Energy will be stored by lifting a giant cylindrical “clock weight” up a disused mineshaft using a winch, and then released by lowering the weight back down.

The funding from Innovate UK’s Infrastructure Systems Innovation competition will be used to design and build a 250kW prototype, ready for testing in late 2018.

Over the course of the year, Gravitricity will also develop a design for a full-scale prototype which is scheduled for deployment in a UK mineshaft in 2019/20.

It claims the technology will have a 50-year lifespan, with no cycle limit or degradation, and a full-cycle efficiency of between 80 and 90 per cent. It will have a rapid response time, going from zero to full power in less than a second, but will also be versatile, with the ability to vary its output by altering the speed at which it operates.

“As we rely more and more on renewable energy, there is an increasing need to find ways to store that energy so we can produce quick bursts of power exactly when it is needed,” said Gravitricity managing director Charlie Blair.

“When there is excess electricity, for example on a windy day, the weight is winched to the top of the shaft ready to generate power,” he explained. “This weight can then be released when required – in less than a second – and the winches become generators, producing either a large burst of electricity quickly, or releasing it more slowly depending on what is needed.”

Blair said the technology is based on the same principle as pumped hydro storage but uses weights instead of water: “It’s a simple case of ‘what goes up, must come down’. The difference is we don’t need a mountain with a loch or lake at the top, and we can react much faster.”

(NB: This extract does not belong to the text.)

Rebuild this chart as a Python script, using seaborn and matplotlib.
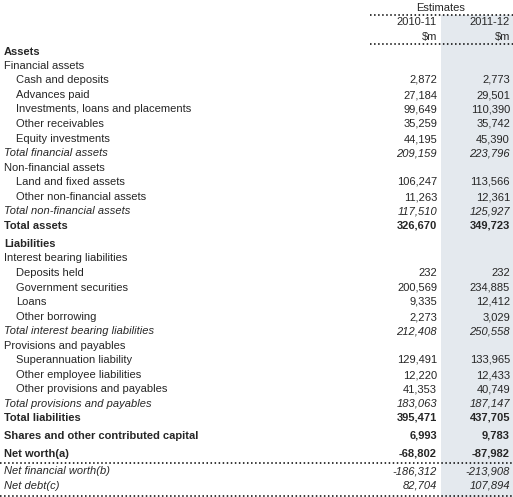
import matplotlib
matplotlib.use("Agg")
import matplotlib.pyplot as plt
import seaborn as sns

sns.set_theme(style="white")
plt.rcParams['font.family'] = ['Liberation Sans', 'DejaVu Sans']

labels = ["Assets", "Financial assets", "Cash and deposits", "Advances paid",
          "Investments, loans and placements", "Other receivables", "Equity investments",
          "Total financial assets", "Non-financial assets", "Land and fixed assets",
          "Other non-financial assets", "Total non-financial assets", "Total assets",
          "Liabilities", "Interest bearing liabilities", "Deposits held",
          "Government securities", "Loans", "Other borrowing",
          "Total interest bearing liabilities", "Provisions and payables",
          "Superannuation liability", "Other employee liabilities",
          "Other provisions and payables", "Total provisions and payables",
          "Total liabilities", "Shares and other contributed capital", "Net worth(a)",
          "Net financial worth(b)", "Net debt(c)"]
styles = ["b", "n", "i1", "i1", "i1", "i1", "i1", "it", "n", "i1", "i1", "it", "b",
          "b", "n", "i1", "i1", "i1", "i1", "it", "n", "i1", "i1", "i1", "it",
          "b", "b", "b", "it", "it"]
v2010 = ["", "", "2,872", "27,184", "99,649", "35,259", "44,195", "209,159", "",
         "106,247", "11,263", "117,510", "326,670", "", "", "232", "200,569", "9,335",
         "2,273", "212,408", "", "129,491", "12,220", "41,353", "183,063", "395,471",
         "6,993", "-68,802", "-186,312", "82,704"]
v2011 = ["", "", "2,773", "29,501", "110,390", "35,742", "45,390", "223,796", "",
         "113,566", "12,361", "125,927", "349,723", "", "", "232", "234,885", "12,412",
         "3,029", "250,558", "", "133,965", "12,433", "40,749", "187,147", "437,705",
         "9,783", "-87,982", "-213,908", "107,894"]
ys = [52, 66, 80, 95, 109, 124, 139, 153, 168, 182, 197, 211, 226, 244, 258, 273,
      288, 302, 317, 331, 346, 360, 375, 389, 404, 418, 436, 454, 471, 486]

fig = plt.figure(figsize=(5.13, 4.97), dpi=100)
ax = fig.add_axes([0, 0, 1, 1])
ax.set_xlim(0, 513)
ax.set_ylim(497, 0)
ax.axis("off")

ax.fill_between([441, 513], 15, 497, color="#e4e9ee", lw=0)
ax.plot([370, 513], [15, 15], ls=":", color="black", lw=1.1)
ax.plot([370, 513], [44, 44], ls=":", color="black", lw=1.1)
ax.plot([0, 513], [463, 463], ls=":", color="black", lw=1.1)
ax.plot([0, 513], [495.5, 495.5], ls=":", color="black", lw=1.1)

fs = 8
ax.text(441, 8, "Estimates", ha="center", va="center", fontsize=fs)
ax.text(437, 22, "2010-11", ha="right", va="center", fontsize=fs)
ax.text(510, 22, "2011-12", ha="right", va="center", fontsize=fs)
ax.text(437, 37, "$m", ha="right", va="center", fontsize=fs)
ax.text(510, 37, "$m", ha="right", va="center", fontsize=fs)

for lab, st, a, b, y in zip(labels, styles, v2010, v2011, ys):
    kw = dict(fontsize=fs, va="center")
    x = 4
    if st == "b":
        kw["fontweight"] = "bold"
    elif st == "it":
        kw["fontstyle"] = "italic"
    elif st == "i1":
        x = 16
    ax.text(x, y, lab, ha="left", **kw)
    ax.text(437, y, a, ha="right", **kw)
    ax.text(510, y, b, ha="right", **kw)

fig.savefig("out.png", dpi=100)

Digging new holes would represent the biggest single cost of deployment, hence why the company is initially testing the technology using existing mineshafts. The company hopes that falling technology costs will eventually make it economically viable to dig new shafts.

The final product will be offered with a power output of 1MW to 20MW and an output duration of 15 minutes to eight hours. Shaft depths will range from 150 metres for new shafts to 1,500 metres for existing mines.

Gravitricity is now raising seed funding to match the grant from Innovate UK.